Capitalizing on innovation
Greatbatch and Lake Region Medical each had histories of innovation dating back to the founding story of Medtronic, the world’s largest medical device OEM.Joseph Fleischhacker Sr. made fishing lures when he started Lake Region in the 1940s as a backyard side business outside Minneapolis; his connections with Medtronic co-founder Earl Bakken had him making all of Medtronic’s pacemaker leads by the 1960s, according to a 2014 article in the Star Tribune of Minneapolis. Medtronic got into the implantable pacemaker business in the early ‘60s after Bakken’s brother-in-law and co-founder Palmer Hermundslie flew his own airplane to Buffalo to meet with electrical engineer Wilson Greatbatch and Dr. William Chardack. Hermundslie negotiated Medtronic’s exclusive rights to produce and market the Chardack-Greatbatch implantable pulse generator; Greatbatch launched his own venture in 1970 to produce cutting-edge pacemaker batteries.

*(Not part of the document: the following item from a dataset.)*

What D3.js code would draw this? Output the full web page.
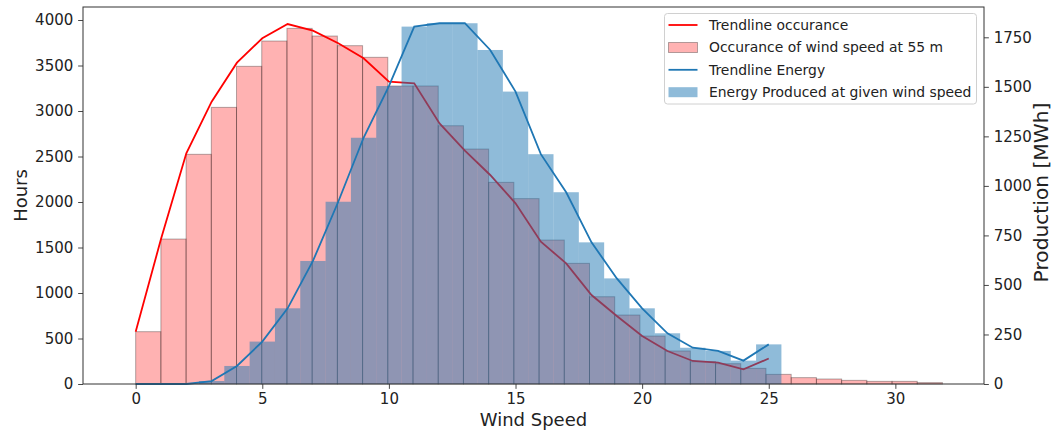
<!DOCTYPE html>
<html>
<head>
<meta charset="utf-8">
<script src="https://cdn.jsdelivr.net/npm/d3@7"></script>
<style>
  body { margin: 0; background: #fff; }
  svg { display: block; font-family: "DejaVu Sans", sans-serif; }
</style>
</head>
<body>
<svg id="chart" width="1053" height="432"></svg>
<script>
// ---- data ----
const occurrenceBinEdgeMax = 31.86;       // histogram spans 0 .. 31.86 in 32 bins
const occurrenceHours = [575, 1593, 2524, 3040, 3491, 3769, 3908, 3824, 3718, 3590, 3275, 3275,
  2838, 2582, 2216, 2037, 1582, 1326, 959, 758, 527, 363, 245, 223, 172, 106, 70, 55, 40, 29, 29, 15];
const trendSpeeds = d3.range(0, 26);
const trendOccurrence = [575, 1593, 2535, 3102, 3531, 3799, 3956, 3883, 3744, 3579, 3322, 3304,
  2864, 2564, 2297, 1986, 1564, 1326, 978, 747, 527, 363, 253, 234, 161, 280];
const energySpeeds = d3.range(0, 26);
const energyMWh = [0, 0, 0, 15, 91, 214, 382, 621, 920, 1243, 1504, 1804, 1821, 1821, 1686, 1476,
  1160, 968, 715, 533, 382, 256, 183, 167, 118, 200];
const xTicks = [0, 5, 10, 15, 20, 25, 30];
const leftTicks = [0, 500, 1000, 1500, 2000, 2500, 3000, 3500, 4000];
const rightTicks = [0, 250, 500, 750, 1000, 1250, 1500, 1750];
const legendLabels = ["Trendline occurance", "Occurance of wind speed at 55 m", "Trendline Energy", "Energy Produced at given wind speed"];

// ---- layout ----
const L = 83, R = 984, T = 7, B = 384;
const svg = d3.select("#chart");
const x = d3.scaleLinear().domain([-2.08, 33.5]).range([L, R]);
const yL = d3.scaleLinear().domain([0, 4143]).range([B, T]);
const yR = d3.scaleLinear().domain([0, 1903]).range([B, T]);
const binW = occurrenceBinEdgeMax / occurrenceHours.length;

const redFill = "rgba(255,0,0,0.3)";
const blueFill = "rgba(31,119,180,0.5)";
const blueLine = "#1f77b4";

// red histogram
svg.append("g").selectAll("rect").data(occurrenceHours).join("rect")
  .attr("x", (d, i) => x(i * binW))
  .attr("width", (d, i) => x((i + 1) * binW) - x(i * binW))
  .attr("y", d => yL(d))
  .attr("height", d => B - yL(d))
  .attr("fill", redFill)
  .attr("stroke", "rgba(0,0,0,0.3)")
  .attr("stroke-width", 1);

// red trendline
svg.append("path")
  .datum(trendSpeeds.map((s, i) => [s, trendOccurrence[i]]))
  .attr("fill", "none").attr("stroke", "#ff0000").attr("stroke-width", 1.8)
  .attr("d", d3.line().x(d => x(d[0])).y(d => yL(d[1])));

// blue bars
svg.append("g").selectAll("rect").data(energyMWh).join("rect")
  .attr("x", (d, i) => x(energySpeeds[i] - 0.5))
  .attr("width", (d, i) => x(energySpeeds[i] + 0.5) - x(energySpeeds[i] - 0.5))
  .attr("y", d => yR(d))
  .attr("height", d => B - yR(d))
  .attr("fill", blueFill);

// blue trendline
svg.append("path")
  .datum(energySpeeds.map((s, i) => [s, energyMWh[i]]))
  .attr("fill", "none").attr("stroke", blueLine).attr("stroke-width", 1.8)
  .attr("d", d3.line().x(d => x(d[0])).y(d => yR(d[1])));

// axes
const tickLen = 4.86, pad = 4.86, tickFont = "15px";
const gx = svg.append("g").attr("transform", `translate(0,${B})`)
  .call(d3.axisBottom(x).tickValues(xTicks).tickSize(tickLen).tickPadding(pad).tickSizeOuter(0));
const gl = svg.append("g").attr("transform", `translate(${L},0)`)
  .call(d3.axisLeft(yL).tickValues(leftTicks).tickSize(tickLen).tickPadding(pad).tickSizeOuter(0).tickFormat(d3.format("d")));
const gr = svg.append("g").attr("transform", `translate(${R},0)`)
  .call(d3.axisRight(yR).tickValues(rightTicks).tickSize(tickLen).tickPadding(pad).tickSizeOuter(0).tickFormat(d3.format("d")));
[gx, gl, gr].forEach(g => {
  g.select(".domain").remove();
  g.selectAll("line").attr("stroke", "#333").attr("stroke-width", 0.9);
  g.selectAll("text").attr("font-size", tickFont).attr("fill", "#222").attr("font-family", "DejaVu Sans");
});

// spines
svg.append("rect").attr("x", L).attr("y", T).attr("width", R - L).attr("height", B - T)
  .attr("fill", "none").attr("stroke", "#333").attr("stroke-width", 1);

// axis labels
svg.append("text").attr("x", (L + R) / 2).attr("y", 426).attr("text-anchor", "middle")
  .attr("font-size", "18px").attr("fill", "#222").text("Wind Speed");
svg.append("text").attr("transform", `translate(27,${(T + B) / 2}) rotate(-90)`).attr("text-anchor", "middle")
  .attr("font-size", "18px").attr("fill", "#222").text("Hours");
svg.append("text").attr("transform", `translate(1047.5,${(T + B) / 2 - 3}) rotate(-90)`).attr("text-anchor", "middle")
  .attr("font-size", "20.2px").attr("fill", "#222").text("Production [MWh]");

// legend
const lg = svg.append("g");
lg.append("rect").attr("x", 664.5).attr("y", 13.5).attr("width", 312).attr("height", 90.5)
  .attr("rx", 3).attr("fill", "rgba(255,255,255,0.8)").attr("stroke", "#d0d0d0").attr("stroke-width", 1);
const rowsY = [25, 47.5, 69.8, 92.2];
const hx0 = 668.5, hx1 = 697.5;
lg.append("line").attr("x1", hx0).attr("x2", hx1).attr("y1", rowsY[0]).attr("y2", rowsY[0])
  .attr("stroke", "#ff0000").attr("stroke-width", 1.8);
lg.append("rect").attr("x", hx0).attr("y", rowsY[1] - 5).attr("width", hx1 - hx0).attr("height", 10)
  .attr("fill", redFill).attr("stroke", "rgba(0,0,0,0.3)").attr("stroke-width", 1);
lg.append("line").attr("x1", hx0).attr("x2", hx1).attr("y1", rowsY[2]).attr("y2", rowsY[2])
  .attr("stroke", blueLine).attr("stroke-width", 1.8);
lg.append("rect").attr("x", hx0).attr("y", rowsY[3] - 5).attr("width", hx1 - hx0).attr("height", 10)
  .attr("fill", blueFill);
lg.selectAll("text.lab").data(legendLabels).join("text").attr("class", "lab")
  .attr("x", 709).attr("y", (d, i) => rowsY[i]).attr("dy", "0.35em")
  .attr("font-size", "13.9px").attr("fill", "#222").text(d => d);
</script>
</body>
</html>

Fast-forward about 50 years, and the combined Integer has the capability to be a major partner with OEMs developing some of the newest and most exciting innovations in the medical device space.
Take transcatheter heart valves as an example. Analysts predict transcatheter aortic valve replacement technologies will be a $5 billion market by the 2020s, and medical device companies are spending hundreds of millions of dollars to acquire transcatheter mitral valve replacement technology. For Integer, that’s an opportunity to unite Lake Region’s expertise in components and delivery guidewires with Greatbatch’s molding, catheter delivery system and steerable sheath capability.
“In effect, we now can basically develop and manufacture a full structural heart delivery system,” said COO Jeremy Friedman.
Another hot medical device area is neuromodulation – using pacemaker technology on the brain and nervous system to treat conditions ranging from Parkinson’s to back pain to obesity. Lake Region was focused on components and sub-assemblies such as headers, connectors, coils and cables; Greatbatch specialized in a different set of components and sub-assemblies, including batteries, enclosures, feedthroughs, shield assembly and leads – not to mention full systems.
“When we’re thinking about spinal cord stimulation or deep brain stimulation, again we can develop and manufacture the full system to the customer’s specifications, with required components and subassembly vertically integrated,” Friedman explained.
And, he added, Integer’s advanced surgical and orthopedics business can also play in another medical device field with a lot of buzz: robot-assisted surgery.